I went out in the underbrush on Saturday afternoon to try to find the missing keys. No luck, though I have not given up entirely. I am sooooo irritated. There is lots of pine straw, leaf mulch, tree trash out there under the huge forsythia bushes where I was digging. Plus I was digging.  So the keys could be underground. Reminding me of the time years ago, my dad buried his eye-glasses in the back yard. Accidently, of course. Never to be found.

I have a very resourceful friend, who has a metal detector, that needs batteries to work. So I will try again, as soon as it gets light enough to see. I am soooo irritated. Annoyed, aggravated, frustrated.

cookin'at work... shrimps.

...was certainly not something I would be interested in consuming, but if someone who really loves shrimps would come to visit, I would happily proceed to make my house smell like the store when they are steaming seafood customers. The recipe was really easy, quick to prepare and have on the table for a hungry family. And also very smelly to someone who does not consume seafood.

I did not bring a copy home, so I will just tell you what is involved, what to do. For the specifics and particulars (like how much of what) you can either stop in for taste-test today and Tuesday, or you can go to the website, look it up to see what I might have left out. But basically it was just shrimps and pasta. Like you would get someplace fancy, but when you make it yourself, you can eat in your pjs.

It starts with a bag of frozen shrimps. Really convenient. They are ready to drop in the skillet. The tails have been removed. As well as the other parts you don't want to deal with: shells and de-veining.
So after you dice up several garlic cloves, and pour some olive oil in your pre-heated skillet, you drop in the shrimps.
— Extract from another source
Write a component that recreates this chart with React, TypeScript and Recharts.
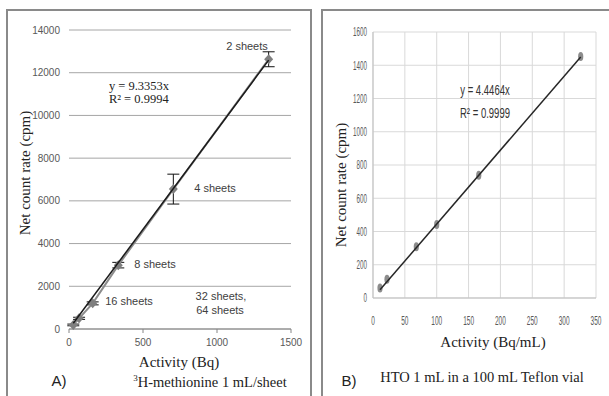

Cook about one minute, then start adding other stuff: diced roasted red peppers (from a jar), chicken stock, butter, a bit of fresh parmesan, seasonings to taste (I'd leave out the red pepper flakes at my house), then stir in a bag of fresh clean spinach to wilt. It will be ready in about the same amount of time it takes to cook the linguini.  Put the linguini on plates, top with shrimp mixture. Serve with a green salad. I didn't add as much seasoning as the recipe wanted, and still got lots of comments about how good it was. Some people passed due to not eating shrimp, and I said: 'me neither'.

I'm going back to do it again today.

not sure if it is...

Saturday, March 21, 2015
a good or  not so good thing. I went to work at 6 this morning, and left there a bit after 4, so it was a long stinkin' day. But if there is anything good about the long stinkin' day, it is that the job was in the produce department. And had a pretty good day, chatting with Alice and yakking with friend Martin.

Making salads, cutting fresh fruit to put in bowls and out on the fresh fruit bar. And yogurt parfaits, where I was before thinking it was a good idea to start the cooking demo. job. Which is also where I was before I feel like I shot myself in the foot, figuratively speaking. Due to being forced to take pay cut when my job class changed on the corporate level.

I'm still so annoyed (and that is probably the kindest, most printable word I can apply to how I really feel about this untenable situation) over finding there is no possibility of a pay raise for diligence, or reliability, or conscientious work, or dependability, or cheerfulness, or any of the traits I feel I demonstrate at work. It might be fine and dandy for people at a corporate level to make decisions about how much my time over these many years is worth. But when I think of how much money they get paid to sit in the rolling chair all day, and make those decisions that impact all the people out here on the front lines of providing goods and superior customer service it is so irritating. Makes me want to use those words I am trying to keep closely guarded in my mouth instead of letting them  loose to turn the atmosphere blue.